Prompt ▸
Go through the material and write it all out exactly, minus the pictures.

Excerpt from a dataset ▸
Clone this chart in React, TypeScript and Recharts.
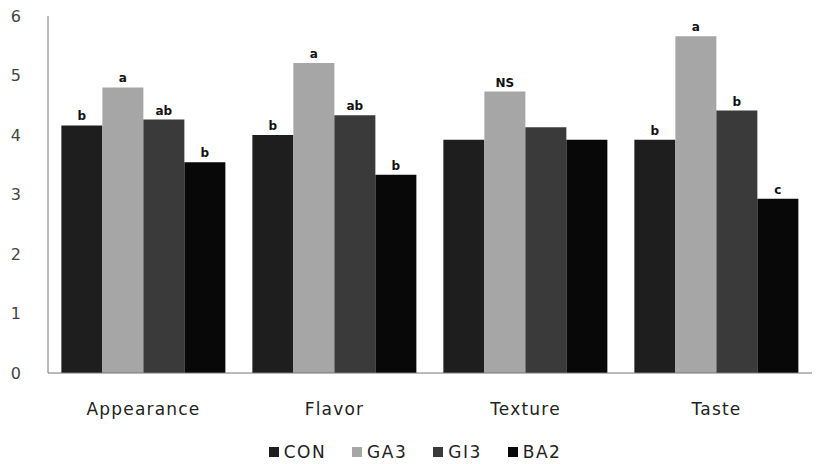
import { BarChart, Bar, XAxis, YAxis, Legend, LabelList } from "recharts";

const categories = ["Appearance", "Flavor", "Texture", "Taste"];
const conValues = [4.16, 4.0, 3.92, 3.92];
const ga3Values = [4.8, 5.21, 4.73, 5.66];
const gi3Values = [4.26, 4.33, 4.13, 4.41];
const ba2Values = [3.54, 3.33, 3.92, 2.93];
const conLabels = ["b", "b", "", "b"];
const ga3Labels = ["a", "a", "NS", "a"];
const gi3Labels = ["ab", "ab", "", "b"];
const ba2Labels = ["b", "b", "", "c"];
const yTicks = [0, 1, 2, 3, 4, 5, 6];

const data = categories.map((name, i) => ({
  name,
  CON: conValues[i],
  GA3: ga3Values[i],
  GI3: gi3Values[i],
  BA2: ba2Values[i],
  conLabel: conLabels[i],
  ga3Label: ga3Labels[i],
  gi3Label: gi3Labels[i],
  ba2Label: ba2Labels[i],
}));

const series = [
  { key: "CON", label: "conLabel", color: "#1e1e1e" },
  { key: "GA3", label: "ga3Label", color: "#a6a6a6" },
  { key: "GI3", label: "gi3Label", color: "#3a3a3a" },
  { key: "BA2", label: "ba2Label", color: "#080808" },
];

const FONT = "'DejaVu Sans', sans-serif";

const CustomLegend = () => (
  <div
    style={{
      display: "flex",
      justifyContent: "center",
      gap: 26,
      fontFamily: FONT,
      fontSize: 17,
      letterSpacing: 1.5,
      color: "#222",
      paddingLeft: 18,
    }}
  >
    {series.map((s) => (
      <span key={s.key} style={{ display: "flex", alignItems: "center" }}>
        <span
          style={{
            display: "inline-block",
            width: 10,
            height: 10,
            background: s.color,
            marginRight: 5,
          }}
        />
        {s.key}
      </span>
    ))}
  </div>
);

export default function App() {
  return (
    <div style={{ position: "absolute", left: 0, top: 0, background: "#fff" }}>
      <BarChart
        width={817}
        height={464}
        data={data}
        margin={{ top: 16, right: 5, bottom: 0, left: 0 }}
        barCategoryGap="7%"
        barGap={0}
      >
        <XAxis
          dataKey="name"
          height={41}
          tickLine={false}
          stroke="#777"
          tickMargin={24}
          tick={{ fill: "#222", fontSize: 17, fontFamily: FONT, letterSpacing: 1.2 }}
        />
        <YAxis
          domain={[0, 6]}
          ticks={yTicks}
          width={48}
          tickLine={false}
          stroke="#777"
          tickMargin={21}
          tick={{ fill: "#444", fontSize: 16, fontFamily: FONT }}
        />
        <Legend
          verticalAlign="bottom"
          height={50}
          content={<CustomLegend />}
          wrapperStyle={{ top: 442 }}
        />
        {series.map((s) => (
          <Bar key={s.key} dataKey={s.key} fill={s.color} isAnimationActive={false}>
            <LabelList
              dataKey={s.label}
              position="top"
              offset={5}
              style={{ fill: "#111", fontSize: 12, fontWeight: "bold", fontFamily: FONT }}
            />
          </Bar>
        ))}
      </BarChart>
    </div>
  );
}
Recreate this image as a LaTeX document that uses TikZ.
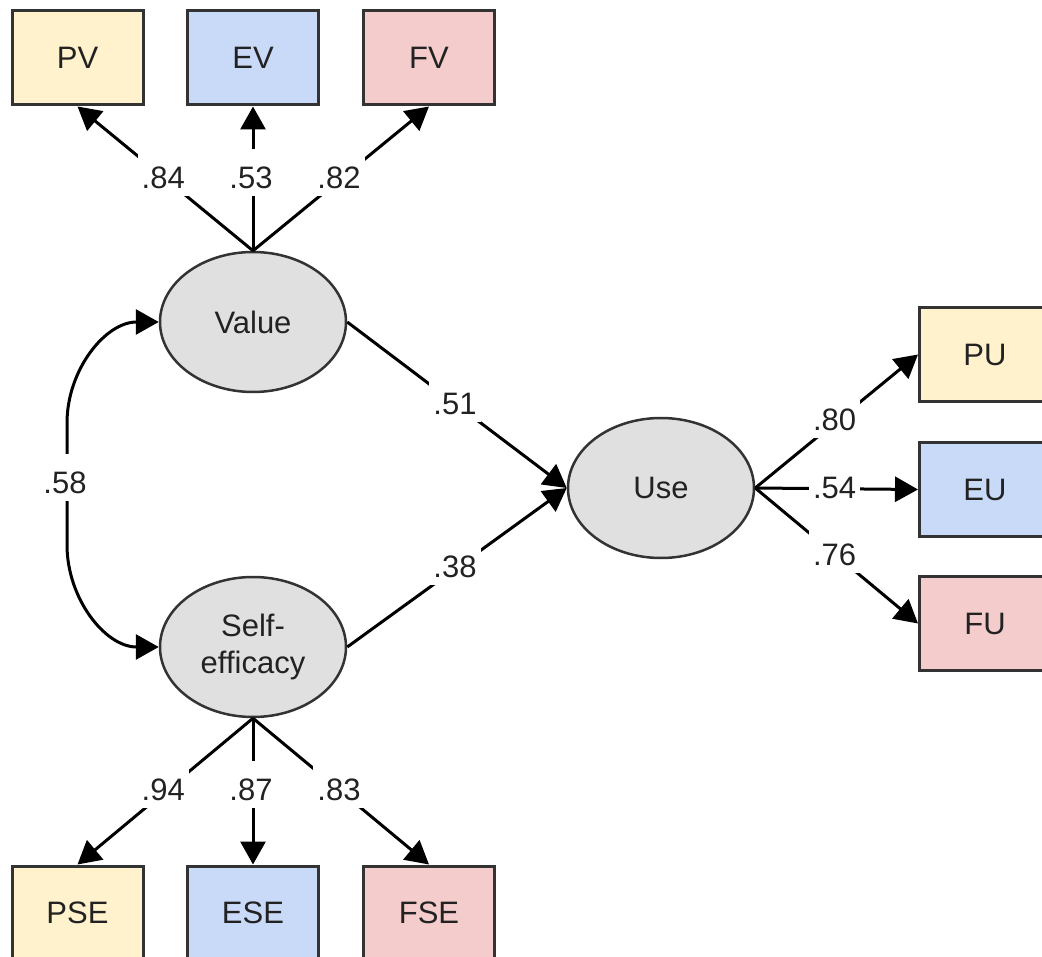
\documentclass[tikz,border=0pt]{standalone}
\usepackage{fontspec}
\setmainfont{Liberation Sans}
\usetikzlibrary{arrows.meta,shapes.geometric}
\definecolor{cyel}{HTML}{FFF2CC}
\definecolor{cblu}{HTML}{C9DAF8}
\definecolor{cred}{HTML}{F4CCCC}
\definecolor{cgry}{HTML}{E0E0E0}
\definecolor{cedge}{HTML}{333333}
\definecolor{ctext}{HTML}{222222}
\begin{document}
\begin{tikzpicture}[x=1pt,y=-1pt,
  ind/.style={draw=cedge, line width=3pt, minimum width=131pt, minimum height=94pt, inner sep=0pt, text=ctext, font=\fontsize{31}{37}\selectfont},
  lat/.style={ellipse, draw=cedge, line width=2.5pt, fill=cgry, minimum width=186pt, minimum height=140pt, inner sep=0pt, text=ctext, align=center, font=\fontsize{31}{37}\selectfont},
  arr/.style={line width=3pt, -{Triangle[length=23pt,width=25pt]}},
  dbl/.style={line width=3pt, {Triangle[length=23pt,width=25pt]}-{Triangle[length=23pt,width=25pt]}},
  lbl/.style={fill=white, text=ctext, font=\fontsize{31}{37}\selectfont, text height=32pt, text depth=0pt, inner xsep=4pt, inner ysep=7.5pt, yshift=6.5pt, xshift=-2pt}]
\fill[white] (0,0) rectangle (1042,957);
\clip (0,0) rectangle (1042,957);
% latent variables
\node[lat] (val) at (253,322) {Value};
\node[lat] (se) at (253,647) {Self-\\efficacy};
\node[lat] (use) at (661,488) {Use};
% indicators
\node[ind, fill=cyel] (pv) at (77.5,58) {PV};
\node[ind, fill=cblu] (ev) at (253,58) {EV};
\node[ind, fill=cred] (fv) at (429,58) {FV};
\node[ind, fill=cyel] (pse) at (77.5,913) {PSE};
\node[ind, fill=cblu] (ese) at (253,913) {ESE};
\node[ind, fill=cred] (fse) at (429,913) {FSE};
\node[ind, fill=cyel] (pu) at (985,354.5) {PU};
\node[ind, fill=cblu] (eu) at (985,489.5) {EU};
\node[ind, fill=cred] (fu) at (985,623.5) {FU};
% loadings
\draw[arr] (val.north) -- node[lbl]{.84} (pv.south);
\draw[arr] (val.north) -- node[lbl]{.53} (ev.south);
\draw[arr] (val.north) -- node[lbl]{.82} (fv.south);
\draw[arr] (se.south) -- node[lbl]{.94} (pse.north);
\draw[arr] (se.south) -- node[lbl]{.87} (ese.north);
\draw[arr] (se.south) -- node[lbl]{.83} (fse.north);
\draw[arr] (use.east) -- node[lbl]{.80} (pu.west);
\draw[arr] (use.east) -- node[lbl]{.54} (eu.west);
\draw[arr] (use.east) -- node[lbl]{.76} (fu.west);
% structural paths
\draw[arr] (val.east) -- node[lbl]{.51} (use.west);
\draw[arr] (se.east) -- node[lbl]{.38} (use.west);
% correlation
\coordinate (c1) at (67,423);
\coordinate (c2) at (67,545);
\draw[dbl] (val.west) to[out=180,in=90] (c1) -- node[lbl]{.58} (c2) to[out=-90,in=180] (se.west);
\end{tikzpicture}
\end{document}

Response to the exercise ▸
Clone this chart in React, TypeScript and Recharts.
import { BarChart, Bar, XAxis, YAxis, Legend, LabelList } from "recharts";

const categories = ["Appearance", "Flavor", "Texture", "Taste"];
const conValues = [4.16, 4.0, 3.92, 3.92];
const ga3Values = [4.8, 5.21, 4.73, 5.66];
const gi3Values = [4.26, 4.33, 4.13, 4.41];
const ba2Values = [3.54, 3.33, 3.92, 2.93];
const conLabels = ["b", "b", "", "b"];
const ga3Labels = ["a", "a", "NS", "a"];
const gi3Labels = ["ab", "ab", "", "b"];
const ba2Labels = ["b", "b", "", "c"];
const yTicks = [0, 1, 2, 3, 4, 5, 6];

const data = categories.map((name, i) => ({
  name,
  CON: conValues[i],
  GA3: ga3Values[i],
  GI3: gi3Values[i],
  BA2: ba2Values[i],
  conLabel: conLabels[i],
  ga3Label: ga3Labels[i],
  gi3Label: gi3Labels[i],
  ba2Label: ba2Labels[i],
}));

const series = [
  { key: "CON", label: "conLabel", color: "#1e1e1e" },
  { key: "GA3", label: "ga3Label", color: "#a6a6a6" },
  { key: "GI3", label: "gi3Label", color: "#3a3a3a" },
  { key: "BA2", label: "ba2Label", color: "#080808" },
];

const FONT = "'DejaVu Sans', sans-serif";

const CustomLegend = () => (
  <div
    style={{
      display: "flex",
      justifyContent: "center",
      gap: 26,
      fontFamily: FONT,
      fontSize: 17,
      letterSpacing: 1.5,
      color: "#222",
      paddingLeft: 18,
    }}
  >
    {series.map((s) => (
      <span key={s.key} style={{ display: "flex", alignItems: "center" }}>
        <span
          style={{
            display: "inline-block",
            width: 10,
            height: 10,
            background: s.color,
            marginRight: 5,
          }}
        />
        {s.key}
      </span>
    ))}
  </div>
);

export default function App() {
  return (
    <div style={{ position: "absolute", left: 0, top: 0, background: "#fff" }}>
      <BarChart
        width={817}
        height={464}
        data={data}
        margin={{ top: 16, right: 5, bottom: 0, left: 0 }}
        barCategoryGap="7%"
        barGap={0}
      >
        <XAxis
          dataKey="name"
          height={41}
          tickLine={false}
          stroke="#777"
          tickMargin={24}
          tick={{ fill: "#222", fontSize: 17, fontFamily: FONT, letterSpacing: 1.2 }}
        />
        <YAxis
          domain={[0, 6]}
          ticks={yTicks}
          width={48}
          tickLine={false}
          stroke="#777"
          tickMargin={21}
          tick={{ fill: "#444", fontSize: 16, fontFamily: FONT }}
        />
        <Legend
          verticalAlign="bottom"
          height={50}
          content={<CustomLegend />}
          wrapperStyle={{ top: 442 }}
        />
        {series.map((s) => (
          <Bar key={s.key} dataKey={s.key} fill={s.color} isAnimationActive={false}>
            <LabelList
              dataKey={s.label}
              position="top"
              offset={5}
              style={{ fill: "#111", fontSize: 12, fontWeight: "bold", fontFamily: FONT }}
            />
          </Bar>
        ))}
      </BarChart>
    </div>
  );
}
Recreate this image as a LaTeX document that uses TikZ.
\documentclass[tikz,border=0pt]{standalone}
\usepackage{fontspec}
\setmainfont{Liberation Sans}
\usetikzlibrary{arrows.meta,shapes.geometric}
\definecolor{cyel}{HTML}{FFF2CC}
\definecolor{cblu}{HTML}{C9DAF8}
\definecolor{cred}{HTML}{F4CCCC}
\definecolor{cgry}{HTML}{E0E0E0}
\definecolor{cedge}{HTML}{333333}
\definecolor{ctext}{HTML}{222222}
\begin{document}
\begin{tikzpicture}[x=1pt,y=-1pt,
  ind/.style={draw=cedge, line width=3pt, minimum width=131pt, minimum height=94pt, inner sep=0pt, text=ctext, font=\fontsize{31}{37}\selectfont},
  lat/.style={ellipse, draw=cedge, line width=2.5pt, fill=cgry, minimum width=186pt, minimum height=140pt, inner sep=0pt, text=ctext, align=center, font=\fontsize{31}{37}\selectfont},
  arr/.style={line width=3pt, -{Triangle[length=23pt,width=25pt]}},
  dbl/.style={line width=3pt, {Triangle[length=23pt,width=25pt]}-{Triangle[length=23pt,width=25pt]}},
  lbl/.style={fill=white, text=ctext, font=\fontsize{31}{37}\selectfont, text height=32pt, text depth=0pt, inner xsep=4pt, inner ysep=7.5pt, yshift=6.5pt, xshift=-2pt}]
\fill[white] (0,0) rectangle (1042,957);
\clip (0,0) rectangle (1042,957);
% latent variables
\node[lat] (val) at (253,322) {Value};
\node[lat] (se) at (253,647) {Self-\\efficacy};
\node[lat] (use) at (661,488) {Use};
% indicators
\node[ind, fill=cyel] (pv) at (77.5,58) {PV};
\node[ind, fill=cblu] (ev) at (253,58) {EV};
\node[ind, fill=cred] (fv) at (429,58) {FV};
\node[ind, fill=cyel] (pse) at (77.5,913) {PSE};
\node[ind, fill=cblu] (ese) at (253,913) {ESE};
\node[ind, fill=cred] (fse) at (429,913) {FSE};
\node[ind, fill=cyel] (pu) at (985,354.5) {PU};
\node[ind, fill=cblu] (eu) at (985,489.5) {EU};
\node[ind, fill=cred] (fu) at (985,623.5) {FU};
% loadings
\draw[arr] (val.north) -- node[lbl]{.84} (pv.south);
\draw[arr] (val.north) -- node[lbl]{.53} (ev.south);
\draw[arr] (val.north) -- node[lbl]{.82} (fv.south);
\draw[arr] (se.south) -- node[lbl]{.94} (pse.north);
\draw[arr] (se.south) -- node[lbl]{.87} (ese.north);
\draw[arr] (se.south) -- node[lbl]{.83} (fse.north);
\draw[arr] (use.east) -- node[lbl]{.80} (pu.west);
\draw[arr] (use.east) -- node[lbl]{.54} (eu.west);
\draw[arr] (use.east) -- node[lbl]{.76} (fu.west);
% structural paths
\draw[arr] (val.east) -- node[lbl]{.51} (use.west);
\draw[arr] (se.east) -- node[lbl]{.38} (use.west);
% correlation
\coordinate (c1) at (67,423);
\coordinate (c2) at (67,545);
\draw[dbl] (val.west) to[out=180,in=90] (c1) -- node[lbl]{.58} (c2) to[out=-90,in=180] (se.west);
\end{tikzpicture}
\end{document}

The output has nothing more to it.